----- RAW DATA -----

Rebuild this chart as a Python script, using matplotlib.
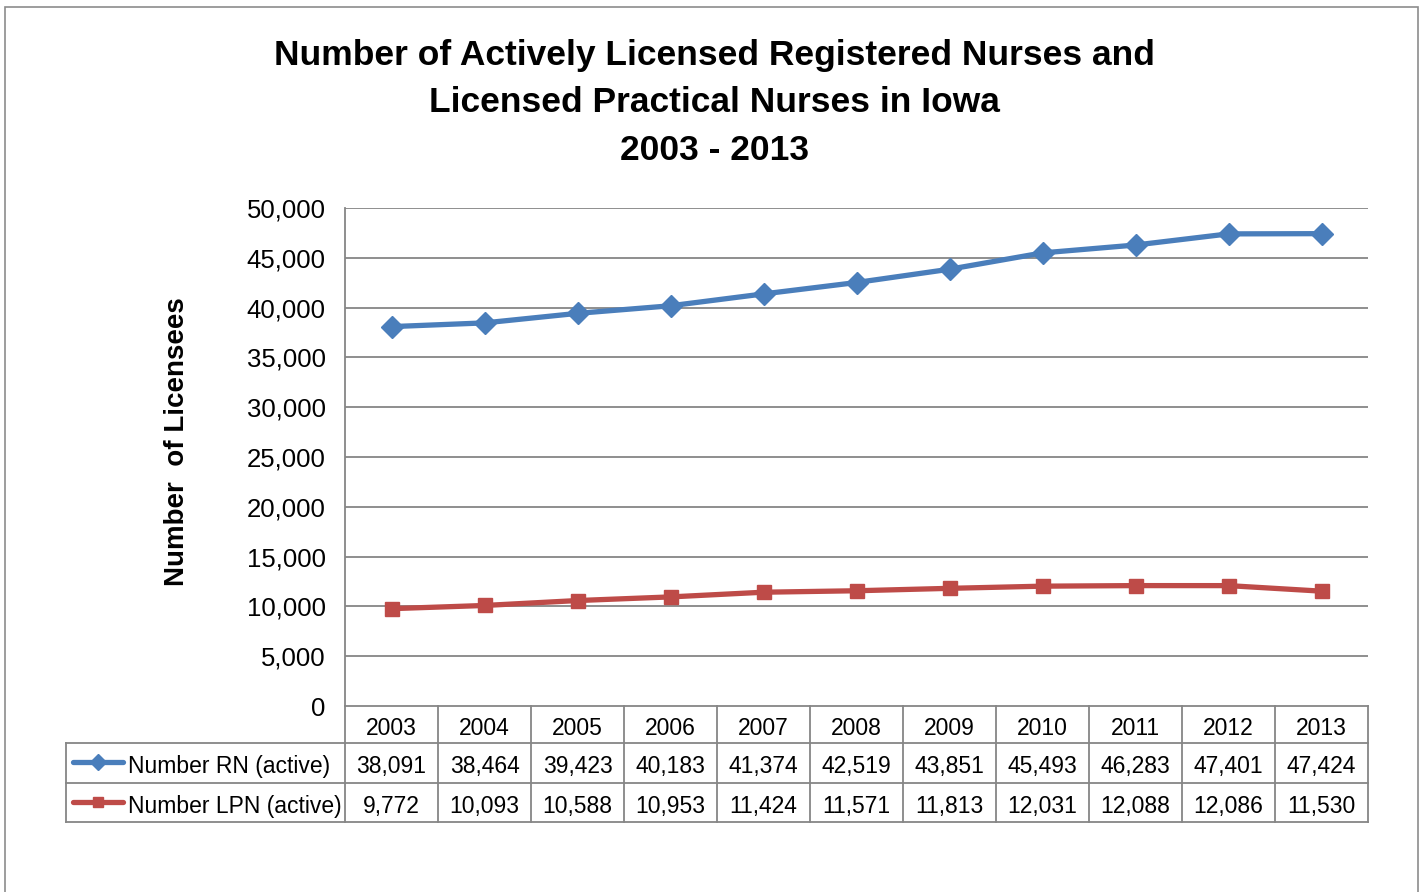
import matplotlib
matplotlib.use("Agg")
from matplotlib import pyplot as plt
from matplotlib.patches import Rectangle
from matplotlib.lines import Line2D

plt.rcParams['font.family'] = ['Liberation Sans', 'DejaVu Sans']

years = ['2003', '2004', '2005', '2006', '2007', '2008', '2009', '2010', '2011', '2012', '2013']
rn = [38091, 38464, 39423, 40183, 41374, 42519, 43851, 45493, 46283, 47401, 47424]
lpn = [9772, 10093, 10588, 10953, 11424, 11571, 11813, 12031, 12088, 12086, 11530]
series_names = ['Number RN (active)', 'Number LPN (active)']
yticks = [0, 5000, 10000, 15000, 20000, 25000, 30000, 35000, 40000, 45000, 50000]

blue = '#4A7EBB'
red = '#BE4B48'
grid_c = '#868686'

W, H = 1426, 892
fig = plt.figure(figsize=(W / 100, H / 100), dpi=100)

def fx(px):
    return px / W

def fy(py):
    return 1 - py / H

# outer chart border
fig.patches.append(Rectangle((fx(5), fy(900)), fx(1418) - fx(5), fy(7) - fy(900),
                             transform=fig.transFigure, fill=False, ec='#8c8c8c', lw=1.2))

left, right, top, bottom = 345, 1368, 208, 706
ax = fig.add_axes([fx(left), fy(bottom), fx(right) - fx(left), fy(top) - fy(bottom)])
x = list(range(len(years)))
ax.plot(x, rn, color=blue, lw=3.8, marker='D', ms=11, zorder=3)
ax.plot(x, lpn, color=red, lw=3.8, marker='s', ms=9.5, zorder=3)
ax.set_xlim(-0.5, len(years) - 0.5)
ax.set_ylim(0, 50000)
ax.set_yticks(yticks)
ax.set_yticklabels(['{:,}'.format(v) for v in yticks], fontsize=18.5)
ax.set_xticks([])
ax.tick_params(axis='y', length=0, pad=14)
for v in yticks[1:]:
    ax.axhline(v, color=grid_c, lw=1.3, zorder=1)
for s in ['top', 'right', 'bottom']:
    ax.spines[s].set_visible(False)
ax.spines['left'].set_color(grid_c)
ax.spines['left'].set_linewidth(1.3)

fig.text(fx(177), fy(442), 'Number  of Licensees', rotation=90, ha='center', va='center',
         fontsize=20, fontweight='bold')

fig.text(fx(714), fy(103), 'Number of Actively Licensed Registered Nurses and\n'
         'Licensed Practical Nurses in Iowa\n2003 - 2013',
         ha='center', va='center', fontsize=25.5, fontweight='bold', linespacing=1.54)

# data table
col_w = (right - left) / len(years)
rows = [706, 743, 783, 822]
tab_left = 66
fs = 16.5

def hline(x0, x1, y):
    fig.add_artist(Line2D([fx(x0), fx(x1)], [fy(y), fy(y)], transform=fig.transFigure,
                          color=grid_c, lw=1.3))

def vline(xp, y0, y1):
    fig.add_artist(Line2D([fx(xp), fx(xp)], [fy(y0), fy(y1)], transform=fig.transFigure,
                          color=grid_c, lw=1.3))

hline(left, right, rows[0])
hline(tab_left, right, rows[1])
hline(tab_left, right, rows[2])
hline(tab_left, right, rows[3])
for i in range(len(years) + 1):
    vline(left + i * col_w, rows[0], rows[3])
vline(tab_left, rows[1], rows[3])

for i, yr in enumerate(years):
    cx = left + (i + 0.5) * col_w
    fig.text(fx(cx), fy((rows[0] + rows[1]) / 2 + 4), yr, ha='center', va='center', fontsize=fs)
    fig.text(fx(cx), fy((rows[1] + rows[2]) / 2 + 4), '{:,}'.format(rn[i]), ha='center', va='center', fontsize=fs)
    fig.text(fx(cx), fy((rows[2] + rows[3]) / 2 + 4), '{:,}'.format(lpn[i]), ha='center', va='center', fontsize=fs)

for (name, col, mk, ms), r in zip([(series_names[0], blue, 'D', 8), (series_names[1], red, 's', 7.5)], [1, 2]):
    yc = (rows[r] + rows[r + 1]) / 2
    fig.add_artist(Line2D([fx(73), fx(123)], [fy(yc - 1), fy(yc - 1)], transform=fig.transFigure,
                          color=col, lw=3.8, solid_capstyle='round'))
    fig.add_artist(Line2D([fx(98)], [fy(yc - 1)], transform=fig.transFigure,
                          color=col, marker=mk, ms=ms, lw=0))
    fig.text(fx(128), fy(yc + 4), name, ha='left', va='center', fontsize=fs)

fig.savefig('out.png', dpi=100)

-----

• THE REQUEST: Work through the listing above and report how many lines include the string "matplotlib", with no other text.

• COMPLETE RESPONSE: 6